The Coomloughra Horseshoe: The Hydro Track


At the car park, ready to start on a grey morning.


This was my second attempt at the Coomloughra Horseshoe after a failed effort earlier in the year due to the weather.  This time, I wasn’t completely successful, but I got a lot further than the last – enough that the journey was worthwhile and I could leave happy.  The plan was to begin the walk at the car park near the start of the Hydro Road.  I could  follow the road – a rough track really, up to Lough Eighter.  I would then ascend Cnoc Iochtair and continue along the horseshoe shaped line of mountains, going over Skregmore, Stumpa Barr na hAbhann and Beenkeragh.  Beenkeragh would be the first 900 metre plus summit, and the route gets trickier from there, going across the notorious Beenkeragh Ridge, crossing another 900 metre summit, The Bones Peak, on the way to Carrauntoohil, Ireland’s highest mountain.  Two more 900 metre plus summits – Caher and Caher West Top are ascended before the route descends again, eventually rejoining the Hydro Road.


I had arrived at the car park the night before in darkness, and slept in the car so I could start at first light.  In the morning, I was optimistic despite the cloud cover and very strong wind.  At least this time, I could see the surrounding mountains.  Leaving the car park there is short track that soon joins the Hydro Road which is a track, gravel in parts, concrete in others, that rises steadily on the way to Lough Eighter which is used as a water source.  It was a nice, easy start to the walk, giving a chance to warm up before the steep climbing started.

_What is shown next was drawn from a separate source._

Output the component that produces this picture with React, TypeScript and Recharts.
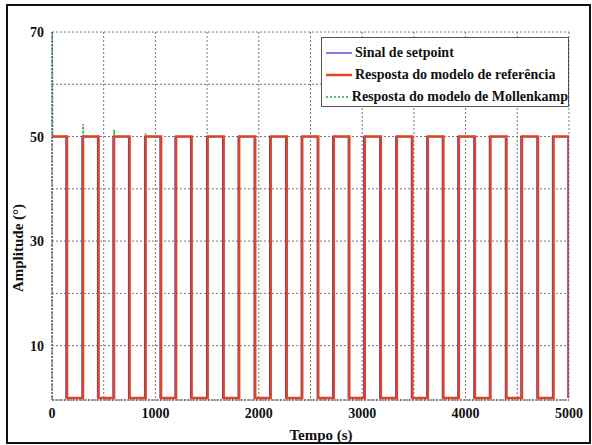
import { LineChart, Line, XAxis, YAxis, CartesianGrid } from 'recharts';

// edges (seconds)
const responseRise = [0, 300, 600, 905, 1200, 1505, 1810, 2115, 2420, 2725, 3025, 3335, 3635, 3935, 4240, 4545, 4850];
const responseFall = [145, 450, 750, 1055, 1350, 1660, 1965, 2270, 2575, 2875, 3180, 3485, 3785, 4090, 4395, 4700, 5000];
const setpointRise = [0, 290, 590, 895, 1190, 1495, 1800, 2105, 2410, 2715, 3015, 3325, 3625, 3925, 4230, 4535, 4840];
const setpointFall = [135, 440, 740, 1045, 1340, 1650, 1955, 2260, 2565, 2865, 3170, 3475, 3775, 4080, 4385, 4690, 4990];
const mollenkampPeak = [95, 52.4, 51.3, 50.6, 50.3, 50, 50, 50, 50, 50, 50, 50, 50, 50, 50, 50, 50];
const HIGH = 50;
const LOW = 0;

const yTicks = [10, 20, 30, 40, 50, 60, 70];
const xTicks = [0, 500, 1000, 1500, 2000, 2500, 3000, 3500, 4000, 4500, 5000];

const buildSquare = (rise: number[], fall: number[]) => {
  const pts: { t: number; v: number }[] = [];
  rise.forEach((r, i) => {
    if (i > 0) pts.push({ t: r, v: LOW });
    pts.push({ t: r, v: HIGH });
    pts.push({ t: fall[i], v: HIGH });
    pts.push({ t: fall[i], v: LOW });
  });
  return pts;
};

const buildMollenkamp = () => {
  const pts: { t: number; v: number }[] = [];
  responseRise.forEach((r, i) => {
    pts.push({ t: r, v: LOW });
    pts.push({ t: r, v: mollenkampPeak[i] });
    pts.push({ t: r + 6, v: HIGH });
    pts.push({ t: responseFall[i], v: HIGH });
    pts.push({ t: responseFall[i], v: LOW });
  });
  return pts;
};

const setpointData = buildSquare(setpointRise, setpointFall);
const responseData = buildSquare(responseRise, responseFall);
const mollenkampData = buildMollenkamp();

const FONT = '"Liberation Serif", "Times New Roman", serif';
const BLUE = '#2a2ad8';
const RED = '#dc4526';
const GREEN = '#22a83a';

const legendItems = [
  { name: 'Sinal de setpoint', color: BLUE, width: 1.2, dash: undefined },
  { name: 'Resposta do modelo de referência', color: RED, width: 2.5, dash: undefined },
  { name: 'Resposta do modelo de Mollenkamp', color: GREEN, width: 1.5, dash: '2 2' },
];

function LegendBox() {
  return (
    <div
      style={{
        position: 'absolute',
        left: 321,
        top: 37,
        width: 248,
        height: 70,
        boxSizing: 'border-box',
        border: '1px solid #555',
        background: '#fff',
        padding: '4px 0 0 4px',
        fontFamily: FONT,
        fontWeight: 'bold',
        fontSize: 14,
        color: '#111',
        whiteSpace: 'nowrap',
      }}
    >
      {legendItems.map((it) => (
        <div key={it.name} style={{ display: 'flex', alignItems: 'center', height: 22 }}>
          <svg width={27} height={10} style={{ marginRight: 2 }}>
            <line x1={0} y1={5} x2={26} y2={5} stroke={it.color} strokeWidth={it.width} strokeDasharray={it.dash} />
          </svg>
          <span>{it.name}</span>
        </div>
      ))}
    </div>
  );
}

const tickStyle = { fill: '#111', fontFamily: FONT, fontWeight: 'bold' as const, fontSize: 14 };

export default function App() {
  return (
    <div style={{ position: 'absolute', left: 0, top: 0, width: 592, height: 445, background: '#fff' }}>
      <LineChart width={592} height={445} margin={{ top: 32, right: 23, bottom: 15, left: 12 }}>
        <CartesianGrid stroke="#777" strokeDasharray="2 2" />
        <XAxis
          dataKey="t"
          type="number"
          domain={[0, 5000]}
          ticks={xTicks}
          allowDataOverflow
          tickFormatter={(v: number) => (v % 1000 === 0 ? String(v) : '')}
          tick={tickStyle}
          tickLine={false}
          axisLine={{ stroke: '#444', strokeDasharray: '2 1' }}
          height={30}
          label={{
            content: () => (
              <text x={321} y={440} textAnchor="middle" fontFamily={FONT} fontWeight="bold" fontSize={15} fill="#111">
                Tempo (s)
              </text>
            ),
          }}
        />
        <YAxis
          type="number"
          domain={[-0.4, 70]}
          ticks={yTicks}
          allowDataOverflow
          tickFormatter={(v: number) => (v % 20 === 10 ? String(v) : '')}
          tick={tickStyle}
          tickLine={false}
          axisLine={{ stroke: '#444', strokeDasharray: '2 1' }}
          width={40}
          label={{
            content: () => (
              <text
                x={23}
                y={248}
                transform="rotate(-90 23 248)"
                textAnchor="middle"
                fontFamily={FONT}
                fontWeight="bold"
                fontSize={15}
                fill="#111"
              >
                Amplitude (°)
              </text>
            ),
          }}
        />
        <Line data={mollenkampData} dataKey="v" stroke={GREEN} strokeWidth={1.5} strokeDasharray="2 2" dot={false} isAnimationActive={false} name="Resposta do modelo de Mollenkamp" />
        <Line data={setpointData} dataKey="v" stroke={BLUE} strokeWidth={1.2} dot={false} isAnimationActive={false} name="Sinal de setpoint" />
        <Line data={responseData} dataKey="v" stroke={RED} strokeWidth={2.5} dot={false} isAnimationActive={false} name="Resposta do modelo de referência" />
      </LineChart>
      <LegendBox />
      <div
        style={{
          position: 'absolute',
          left: 6,
          top: 4,
          width: 585,
          height: 440,
          boxSizing: 'border-box',
          border: '2px solid #111',
          pointerEvents: 'none',
        }}
      />
    </div>
  );
}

Starting along the Hydro Road, with views already towards the Dingle Peninsula in the distance.



The way ahead.






A look backwards along the track.






Even at this lower altitude, the wind was quite strong, but nothing worrying yet.









A view over Lough Acoose.



Ahead lies the first summit of the day, Cnoc Iochtair.






Lough Eighter coming into view, with the mountains forming part of the horseshoe behind.  I would cross the stream exiting the lough here, turning to the left, and begin the real ascent up the steep side of Cnoc Iochtair.



Beginning to ascend Cnoc Iochtair.  It was very steep here in places, and the use of hands was required in several places.


I was well on the way now, heading up the steep, rock covered slopes of Cnoc Iochtair.  It looked like on this visit I would attain one summit at least!